Наиболее достоверно этот не первый и, возможно, не последний кровавый период

русской истории отразили в своих мемуарах Надежда Мандельштам и Лидия Чуковская, а

в поэзии – Ахматова. Картина уничтожения русской интеллигенции представляется мне

территорией, подвергнутой бомбардировке: некоторые прекрасные здания еще

сохранились, но стоят обнажено и одиноко среди разрушенных и покинутых кварталов. В

конце сороковых Сталин приостановил массовое уничтожение, наступила короткая

4

передышка. Классики девятнадцатого века снова оказались в почете, а некоторым

улицам, еще недавно переименованным в честь героев революции, вернули их старые

названия. Этот короткий период послабления не был отмечен какими-либо достижениями

в области литературы или критики.

Началась война с гитлеровской Германией, и картина снова изменилась. Немногие

писатели, пережившие Великую Чистку и сохранившие при этом человеческое

достоинство, стали выразителями патриотических чувств и настроений. Правда в какой-

то степени вернулась в литературу: это доказывает глубина и искренность военных стихов

– и не только Пастернака и Ахматовой. В те дни кошмар чисток отступил на задний план

перед общей великой бедой. Идея героического самопожертвования и единая цель

победить врага сплотили русскую нацию, а литераторы, сумевшие выразить эти чувства, превратились в народных идолов и кумиров. Авторы, творчество которых до сих пор

вовсе не находило одобрения властей и чьи произведения публиковалось крошечными

тиражами, стали получать письма с фронта с цитатами их собственных стихов – чаще

глубоко личных, чем политических. Мне рассказывали, что стихи Блока, Брюсова, Соллогуба, Есенина, Цветаевой и Маяковского читали повсеместно, учили наизусть. Их

декламировали солдаты, офицеры и даже политкомиссары. Ахматова и Пастернак, находившиеся до этого, образно говоря, в глубоком внутреннем изгнании, также получали

огромное количество писем, в которых цитировались как их опубликованные так и

неопубликованные, распространявшиеся в списках, стихотворения. Поэтов просили

прислать автограф, подтвердить подлинность тех или иных строк, интересовались их

мнением об актуальных проблемах. Все это не прошло незамеченным для партийных

лидеров: они не могли игнорировать тот факт, что некоторые поэты вне их ведома уже

стали национальной гордостью. В результате положение последних стало более

безопасным и стабильным. В первые послевоенные годы большинство этих литераторов

оказалось в неординарной позиции (сохранившейся, в сущности, до конца их жизни): с

одной стороны – прежнее почитание большей части читателей, с другой – показное

уважение, недоверие и вынужденная терпимость со стороны властей. Это был крошечный

и со временем стремительно уменьшающийся Парнас, выстоявший лишь благодаря

обожанию и поддержке молодежи. Публичные чтения стихов, поэтические вечера и

собрания: все это, казалось, вернулось из времен предреволюционной России. Залы были

полны зрителей, которые – это было новым явлением – иногда сами брали слово.
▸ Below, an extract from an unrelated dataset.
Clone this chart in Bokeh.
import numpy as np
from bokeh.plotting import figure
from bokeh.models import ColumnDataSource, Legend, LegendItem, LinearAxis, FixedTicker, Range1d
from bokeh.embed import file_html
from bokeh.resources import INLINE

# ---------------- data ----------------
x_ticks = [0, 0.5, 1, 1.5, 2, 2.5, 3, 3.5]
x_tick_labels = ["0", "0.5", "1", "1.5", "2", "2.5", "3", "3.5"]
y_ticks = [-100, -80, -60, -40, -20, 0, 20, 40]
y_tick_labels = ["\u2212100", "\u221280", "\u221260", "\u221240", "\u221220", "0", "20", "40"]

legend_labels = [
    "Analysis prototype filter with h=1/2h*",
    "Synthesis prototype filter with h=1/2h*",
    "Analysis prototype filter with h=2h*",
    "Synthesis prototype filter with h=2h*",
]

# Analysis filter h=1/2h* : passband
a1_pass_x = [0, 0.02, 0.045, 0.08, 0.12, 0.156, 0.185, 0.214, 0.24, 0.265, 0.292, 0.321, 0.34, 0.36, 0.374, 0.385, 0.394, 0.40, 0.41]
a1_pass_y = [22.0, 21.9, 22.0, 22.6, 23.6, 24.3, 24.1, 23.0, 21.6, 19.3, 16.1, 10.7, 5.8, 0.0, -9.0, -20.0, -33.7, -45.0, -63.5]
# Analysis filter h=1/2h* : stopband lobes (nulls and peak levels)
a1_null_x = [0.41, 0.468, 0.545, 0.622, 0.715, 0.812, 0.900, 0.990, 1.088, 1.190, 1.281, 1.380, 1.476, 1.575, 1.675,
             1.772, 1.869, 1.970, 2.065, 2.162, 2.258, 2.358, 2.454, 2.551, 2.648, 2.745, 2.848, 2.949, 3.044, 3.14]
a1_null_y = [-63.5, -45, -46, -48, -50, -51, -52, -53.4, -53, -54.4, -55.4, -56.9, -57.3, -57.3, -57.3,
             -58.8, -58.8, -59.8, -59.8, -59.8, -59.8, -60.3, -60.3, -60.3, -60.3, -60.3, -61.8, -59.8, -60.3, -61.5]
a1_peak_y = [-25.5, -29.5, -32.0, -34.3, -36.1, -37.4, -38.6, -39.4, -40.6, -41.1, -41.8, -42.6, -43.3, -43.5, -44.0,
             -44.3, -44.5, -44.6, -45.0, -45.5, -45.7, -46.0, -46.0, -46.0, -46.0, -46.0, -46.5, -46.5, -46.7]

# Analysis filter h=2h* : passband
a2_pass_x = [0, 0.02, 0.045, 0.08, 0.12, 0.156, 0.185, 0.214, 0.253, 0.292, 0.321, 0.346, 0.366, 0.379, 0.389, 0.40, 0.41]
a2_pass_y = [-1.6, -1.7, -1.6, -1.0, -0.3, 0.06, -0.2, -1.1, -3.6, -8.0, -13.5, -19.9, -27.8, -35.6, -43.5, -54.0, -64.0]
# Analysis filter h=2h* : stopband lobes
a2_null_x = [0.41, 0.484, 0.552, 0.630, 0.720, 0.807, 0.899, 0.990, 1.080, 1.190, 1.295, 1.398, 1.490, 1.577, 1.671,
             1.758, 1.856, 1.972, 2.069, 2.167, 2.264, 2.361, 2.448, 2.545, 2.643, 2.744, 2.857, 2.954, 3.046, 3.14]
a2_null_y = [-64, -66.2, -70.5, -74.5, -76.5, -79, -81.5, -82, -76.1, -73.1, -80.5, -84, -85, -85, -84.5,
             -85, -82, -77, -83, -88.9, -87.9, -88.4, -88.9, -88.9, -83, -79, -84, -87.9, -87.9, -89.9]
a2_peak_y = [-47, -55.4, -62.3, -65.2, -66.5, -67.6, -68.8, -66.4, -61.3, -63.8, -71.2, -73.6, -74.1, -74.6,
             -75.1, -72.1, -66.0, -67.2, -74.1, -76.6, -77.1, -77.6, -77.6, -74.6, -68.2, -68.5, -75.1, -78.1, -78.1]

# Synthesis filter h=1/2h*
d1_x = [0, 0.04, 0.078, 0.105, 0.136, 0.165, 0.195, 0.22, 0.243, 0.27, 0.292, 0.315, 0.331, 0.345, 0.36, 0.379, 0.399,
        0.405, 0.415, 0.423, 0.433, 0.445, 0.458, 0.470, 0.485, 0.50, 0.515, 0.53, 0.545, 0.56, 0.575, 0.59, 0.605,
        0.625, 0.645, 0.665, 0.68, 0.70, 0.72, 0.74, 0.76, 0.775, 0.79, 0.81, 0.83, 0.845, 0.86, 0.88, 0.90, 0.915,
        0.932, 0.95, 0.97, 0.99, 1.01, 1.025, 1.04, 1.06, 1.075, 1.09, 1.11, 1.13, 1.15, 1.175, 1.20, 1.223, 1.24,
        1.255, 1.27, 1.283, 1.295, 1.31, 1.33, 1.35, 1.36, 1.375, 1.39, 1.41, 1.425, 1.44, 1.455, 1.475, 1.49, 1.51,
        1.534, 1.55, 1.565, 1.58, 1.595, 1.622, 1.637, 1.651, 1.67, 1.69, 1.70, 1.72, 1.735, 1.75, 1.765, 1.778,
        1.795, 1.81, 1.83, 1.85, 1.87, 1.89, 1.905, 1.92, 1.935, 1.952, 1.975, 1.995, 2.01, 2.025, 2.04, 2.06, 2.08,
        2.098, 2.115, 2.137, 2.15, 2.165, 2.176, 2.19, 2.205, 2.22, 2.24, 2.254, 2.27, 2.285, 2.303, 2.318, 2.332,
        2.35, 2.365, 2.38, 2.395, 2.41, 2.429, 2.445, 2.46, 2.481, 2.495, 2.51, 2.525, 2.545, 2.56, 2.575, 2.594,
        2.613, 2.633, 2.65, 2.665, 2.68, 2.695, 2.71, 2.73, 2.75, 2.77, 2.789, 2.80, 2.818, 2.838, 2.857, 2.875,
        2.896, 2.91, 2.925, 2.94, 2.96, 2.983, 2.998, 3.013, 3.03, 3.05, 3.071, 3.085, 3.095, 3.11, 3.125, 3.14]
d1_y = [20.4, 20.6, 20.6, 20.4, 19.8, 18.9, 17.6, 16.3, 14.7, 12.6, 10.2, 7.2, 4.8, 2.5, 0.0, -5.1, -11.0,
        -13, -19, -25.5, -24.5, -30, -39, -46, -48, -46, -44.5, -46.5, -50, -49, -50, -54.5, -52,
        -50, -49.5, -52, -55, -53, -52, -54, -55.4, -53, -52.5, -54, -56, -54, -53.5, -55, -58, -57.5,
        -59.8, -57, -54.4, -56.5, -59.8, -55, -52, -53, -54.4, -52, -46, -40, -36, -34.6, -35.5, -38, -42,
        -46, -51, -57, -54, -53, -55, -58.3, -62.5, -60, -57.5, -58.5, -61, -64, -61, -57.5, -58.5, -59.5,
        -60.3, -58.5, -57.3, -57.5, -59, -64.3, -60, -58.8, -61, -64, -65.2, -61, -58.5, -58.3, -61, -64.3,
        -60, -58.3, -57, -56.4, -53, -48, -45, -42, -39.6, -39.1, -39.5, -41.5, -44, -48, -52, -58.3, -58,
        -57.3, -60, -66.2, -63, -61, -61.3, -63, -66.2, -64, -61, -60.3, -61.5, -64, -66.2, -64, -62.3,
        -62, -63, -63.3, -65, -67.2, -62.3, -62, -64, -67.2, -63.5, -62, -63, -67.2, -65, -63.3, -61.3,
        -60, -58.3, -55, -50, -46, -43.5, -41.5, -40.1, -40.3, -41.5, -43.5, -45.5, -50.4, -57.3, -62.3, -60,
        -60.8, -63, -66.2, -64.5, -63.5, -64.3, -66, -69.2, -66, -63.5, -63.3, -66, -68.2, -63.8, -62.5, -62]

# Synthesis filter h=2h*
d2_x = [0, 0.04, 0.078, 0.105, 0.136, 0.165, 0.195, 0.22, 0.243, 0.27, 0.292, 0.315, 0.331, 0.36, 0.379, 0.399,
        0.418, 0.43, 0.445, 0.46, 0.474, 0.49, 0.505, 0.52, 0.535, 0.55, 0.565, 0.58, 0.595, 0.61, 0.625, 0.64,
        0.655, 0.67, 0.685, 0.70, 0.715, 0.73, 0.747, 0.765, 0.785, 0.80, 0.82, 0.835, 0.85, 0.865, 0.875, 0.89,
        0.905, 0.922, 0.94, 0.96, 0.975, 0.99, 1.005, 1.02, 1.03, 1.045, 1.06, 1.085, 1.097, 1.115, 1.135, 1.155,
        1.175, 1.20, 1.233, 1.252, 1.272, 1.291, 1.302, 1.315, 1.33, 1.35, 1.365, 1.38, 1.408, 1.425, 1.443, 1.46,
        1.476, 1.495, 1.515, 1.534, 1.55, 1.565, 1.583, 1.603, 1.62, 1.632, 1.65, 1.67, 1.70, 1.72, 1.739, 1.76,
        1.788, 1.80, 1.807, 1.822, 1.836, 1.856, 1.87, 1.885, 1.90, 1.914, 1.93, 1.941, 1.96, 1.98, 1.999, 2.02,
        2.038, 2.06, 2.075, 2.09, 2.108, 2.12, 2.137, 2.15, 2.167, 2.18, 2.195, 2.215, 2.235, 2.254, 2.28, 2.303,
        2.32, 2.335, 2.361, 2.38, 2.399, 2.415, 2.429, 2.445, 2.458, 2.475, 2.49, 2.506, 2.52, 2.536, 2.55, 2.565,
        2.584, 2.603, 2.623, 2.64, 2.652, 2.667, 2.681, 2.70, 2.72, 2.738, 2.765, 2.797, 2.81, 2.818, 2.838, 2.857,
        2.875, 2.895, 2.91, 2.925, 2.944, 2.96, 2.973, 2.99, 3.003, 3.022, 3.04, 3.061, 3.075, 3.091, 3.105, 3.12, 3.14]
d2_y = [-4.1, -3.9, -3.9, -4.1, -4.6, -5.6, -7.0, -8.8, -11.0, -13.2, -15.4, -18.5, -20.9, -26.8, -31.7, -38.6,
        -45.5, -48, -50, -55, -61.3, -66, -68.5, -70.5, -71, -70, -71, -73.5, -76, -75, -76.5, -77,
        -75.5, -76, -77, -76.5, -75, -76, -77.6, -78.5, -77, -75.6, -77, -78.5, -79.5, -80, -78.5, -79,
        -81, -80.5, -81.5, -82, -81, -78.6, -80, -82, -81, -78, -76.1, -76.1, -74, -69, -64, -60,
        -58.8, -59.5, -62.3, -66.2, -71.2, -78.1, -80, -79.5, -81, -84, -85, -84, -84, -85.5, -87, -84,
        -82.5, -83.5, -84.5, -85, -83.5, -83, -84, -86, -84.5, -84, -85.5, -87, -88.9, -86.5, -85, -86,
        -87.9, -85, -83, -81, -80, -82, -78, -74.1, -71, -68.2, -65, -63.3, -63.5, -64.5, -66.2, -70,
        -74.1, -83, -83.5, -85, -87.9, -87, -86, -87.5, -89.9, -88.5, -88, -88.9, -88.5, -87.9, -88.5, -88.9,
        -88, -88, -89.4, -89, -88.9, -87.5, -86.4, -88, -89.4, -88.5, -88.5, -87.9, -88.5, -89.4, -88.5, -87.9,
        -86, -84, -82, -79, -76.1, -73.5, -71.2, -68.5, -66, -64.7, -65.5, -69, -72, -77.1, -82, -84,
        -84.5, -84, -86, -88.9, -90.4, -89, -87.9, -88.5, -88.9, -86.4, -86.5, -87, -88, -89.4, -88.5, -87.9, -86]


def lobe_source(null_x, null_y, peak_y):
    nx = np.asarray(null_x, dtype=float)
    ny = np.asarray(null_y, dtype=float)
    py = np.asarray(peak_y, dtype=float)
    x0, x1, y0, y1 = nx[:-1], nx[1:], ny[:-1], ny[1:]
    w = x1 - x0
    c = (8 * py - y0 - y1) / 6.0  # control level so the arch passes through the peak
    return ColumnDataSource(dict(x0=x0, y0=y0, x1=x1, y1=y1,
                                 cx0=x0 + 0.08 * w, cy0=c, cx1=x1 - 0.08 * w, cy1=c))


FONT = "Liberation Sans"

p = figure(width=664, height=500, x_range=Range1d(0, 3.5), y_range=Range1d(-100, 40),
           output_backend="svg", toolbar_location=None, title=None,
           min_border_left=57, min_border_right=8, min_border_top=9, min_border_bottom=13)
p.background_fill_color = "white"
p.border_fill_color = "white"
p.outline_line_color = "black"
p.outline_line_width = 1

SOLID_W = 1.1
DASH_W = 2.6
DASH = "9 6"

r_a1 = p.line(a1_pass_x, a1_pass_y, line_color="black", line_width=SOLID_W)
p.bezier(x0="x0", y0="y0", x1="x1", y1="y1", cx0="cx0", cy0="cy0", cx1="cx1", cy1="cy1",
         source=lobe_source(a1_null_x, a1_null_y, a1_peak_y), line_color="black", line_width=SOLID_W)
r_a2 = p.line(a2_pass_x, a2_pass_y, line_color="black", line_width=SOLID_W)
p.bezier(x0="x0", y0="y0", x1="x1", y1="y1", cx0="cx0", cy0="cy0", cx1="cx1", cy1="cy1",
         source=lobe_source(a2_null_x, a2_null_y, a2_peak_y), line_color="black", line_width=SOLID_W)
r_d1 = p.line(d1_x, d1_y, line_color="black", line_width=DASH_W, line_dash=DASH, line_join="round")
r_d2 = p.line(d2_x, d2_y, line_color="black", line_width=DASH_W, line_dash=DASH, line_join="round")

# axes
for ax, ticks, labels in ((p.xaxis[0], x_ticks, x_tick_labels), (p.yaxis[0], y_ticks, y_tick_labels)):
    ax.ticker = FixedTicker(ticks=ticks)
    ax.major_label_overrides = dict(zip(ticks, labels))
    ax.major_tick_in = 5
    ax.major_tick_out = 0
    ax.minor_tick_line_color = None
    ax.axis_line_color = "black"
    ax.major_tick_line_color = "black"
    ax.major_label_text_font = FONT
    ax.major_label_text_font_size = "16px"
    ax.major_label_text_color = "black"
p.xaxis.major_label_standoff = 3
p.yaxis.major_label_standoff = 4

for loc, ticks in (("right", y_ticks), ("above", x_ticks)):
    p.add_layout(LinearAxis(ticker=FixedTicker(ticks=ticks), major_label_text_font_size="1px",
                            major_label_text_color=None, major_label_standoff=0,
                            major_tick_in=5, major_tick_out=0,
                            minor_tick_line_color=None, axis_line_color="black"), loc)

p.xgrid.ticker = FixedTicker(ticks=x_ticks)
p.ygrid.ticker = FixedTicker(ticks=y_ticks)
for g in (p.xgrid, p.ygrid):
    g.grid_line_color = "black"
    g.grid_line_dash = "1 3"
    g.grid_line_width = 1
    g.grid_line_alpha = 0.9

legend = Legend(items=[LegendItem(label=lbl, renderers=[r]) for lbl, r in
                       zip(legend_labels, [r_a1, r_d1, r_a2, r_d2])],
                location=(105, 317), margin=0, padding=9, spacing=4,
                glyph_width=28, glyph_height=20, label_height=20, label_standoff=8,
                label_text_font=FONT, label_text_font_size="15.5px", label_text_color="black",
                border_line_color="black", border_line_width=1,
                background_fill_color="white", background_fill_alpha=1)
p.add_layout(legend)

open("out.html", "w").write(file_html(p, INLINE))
Пастернак и Ахматова рассказывали мне, что если собственные сроки ускользали из их

памяти, и наступала заминка, то десятки голосов из зала тут же подсказывали поэту

забытые слова – часто из произведений, никогда официально не опубликованных ранее.

Конечно, литераторы были глубоко тронуты всеобщим поклонением и находили в

нем огромную поддержку. Они знали, что их положение уникально, и что их иностранные

собратья по перу могли бы лишь позавидовать такой огромной любви и популярности. Я

заметил, что многие русские искренне гордились собственным национальным характером

– открытым, горячим и непосредственным – явно выигрывавшим перед сухой расчетливой

и сдержанной ментальностью, предписываемой обычно Западу. В то же время они

искренне верили в существование неисчерпаемой западной культуры, полной

разнообразия и свободной творческой индивидуальности, которым не могло быть места

на фоне монотонной серости советской действительности. Исходя из моих собственных

наблюдений, смею утверждать, что тридцать лет назад такое мнение было повсеместным.
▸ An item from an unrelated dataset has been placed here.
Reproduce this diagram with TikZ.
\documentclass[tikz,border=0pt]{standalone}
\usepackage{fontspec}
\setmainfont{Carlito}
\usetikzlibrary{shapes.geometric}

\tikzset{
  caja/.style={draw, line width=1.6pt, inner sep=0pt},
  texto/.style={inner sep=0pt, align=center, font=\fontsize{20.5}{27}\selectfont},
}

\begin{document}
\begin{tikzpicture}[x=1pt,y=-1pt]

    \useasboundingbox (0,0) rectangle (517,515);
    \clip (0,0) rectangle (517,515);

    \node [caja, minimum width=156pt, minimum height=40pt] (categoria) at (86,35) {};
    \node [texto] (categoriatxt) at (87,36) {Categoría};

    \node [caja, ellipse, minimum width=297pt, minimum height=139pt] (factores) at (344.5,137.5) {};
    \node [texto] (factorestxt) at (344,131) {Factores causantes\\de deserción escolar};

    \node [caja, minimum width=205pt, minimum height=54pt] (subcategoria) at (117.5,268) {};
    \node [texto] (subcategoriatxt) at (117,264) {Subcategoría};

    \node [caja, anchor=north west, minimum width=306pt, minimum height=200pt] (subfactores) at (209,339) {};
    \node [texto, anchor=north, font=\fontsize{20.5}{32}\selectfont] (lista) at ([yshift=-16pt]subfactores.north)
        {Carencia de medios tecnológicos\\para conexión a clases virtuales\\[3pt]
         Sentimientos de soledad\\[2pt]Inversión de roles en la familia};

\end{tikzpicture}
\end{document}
Борьба с неграмотностью и издание произведений многих зарубежных писателей на

национальных языках дали советским гражданам возможность познакомиться с

шедеврами западной литературы. При этом они, на мой взгляд, воспринимали эти

произведения особенно эмоционально и интенсивно, по-детски восхищаясь их героями, и

5

искренне сопереживая им. Гораздо более интересный и свежий подход, чем на Западе! В

то же время, согласно многочисленным наблюдениям, большинство русских читателей

было простодушно убеждено, что жизнь во Франции и Англии соответствует описаниям

Бальзака и Диккенса.

Русские часто видят в писателе кумира: такое мировоззрение утвердилось еще в

девятнадцатом веке. Не берусь судить, как обстоит с этим сейчас – возможно, совсем

иначе. Но могу свидетельствовать, что весной 1945 года очереди в книжных магазинах

были гигантскими, интерес к литературе огромен, газеты "Правда" и "Известия"
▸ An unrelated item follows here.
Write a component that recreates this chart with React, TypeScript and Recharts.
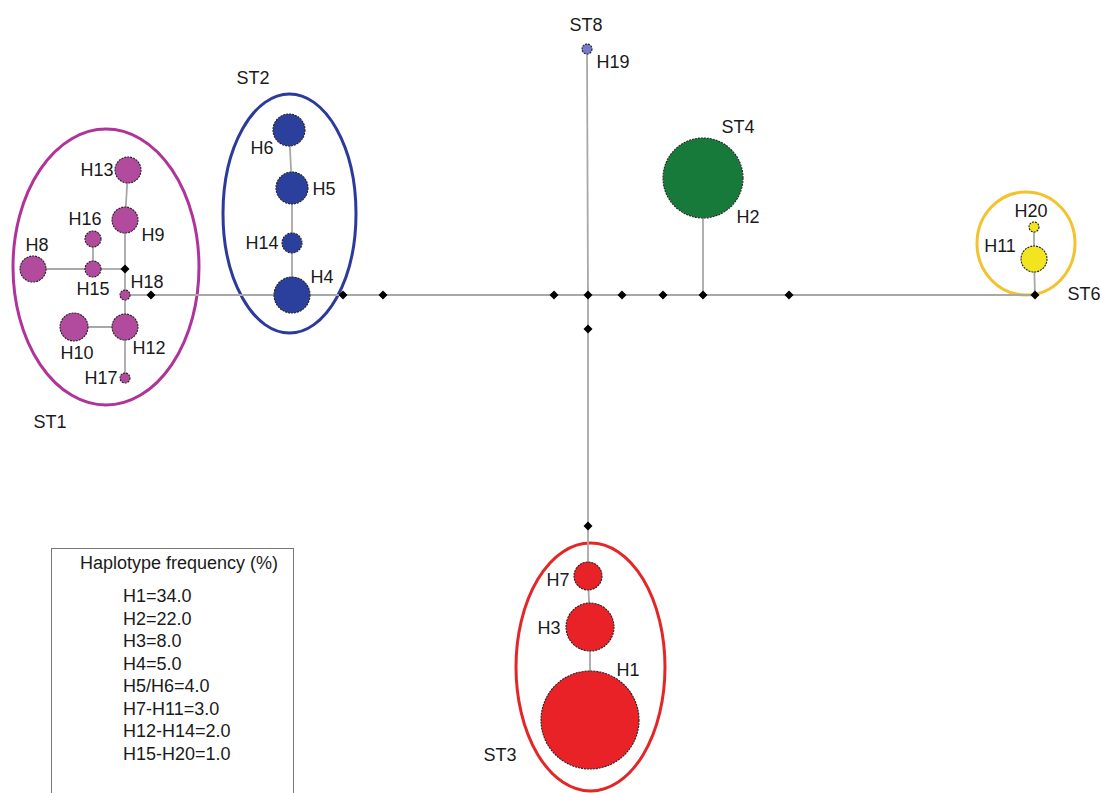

раскупались в считанные минуты. Я не знаю другого примера подобного

интеллектуального голода. Жестокая цензура не допускала ни какой-либо эротической

литературы, ни низкопробных триллеров, в общем, того рода книжек, которые заполняют

полки европейских вокзальных киосков. Вероятно, поэтому русская публика была более

прямой и наивной, чем наша. Я записывал в то время замечания и суждения театральных

зрителей – часто простых рабочих и крестьян – на спектаклях по пьесам Шекспира, Шеридана или Грибоедова. Особенно меня поразило, как зрители реагировали на

рифмованные строки из "Горя от ума". Их высказывания производили на меня

впечатление своей непосредственностью, чувством причастности, открытым

восхищением или наоборот – неодобрением. Все это казалось неожиданным и

трогательным гостю с Запада. Возможно, именно для такой публики писали Еврипид и

Шекспир: для людей с неиспорченным, свежим, юным взглядом на мир. Несомненно, идеальная аудитория для драматургов, прозаиков и поэтов!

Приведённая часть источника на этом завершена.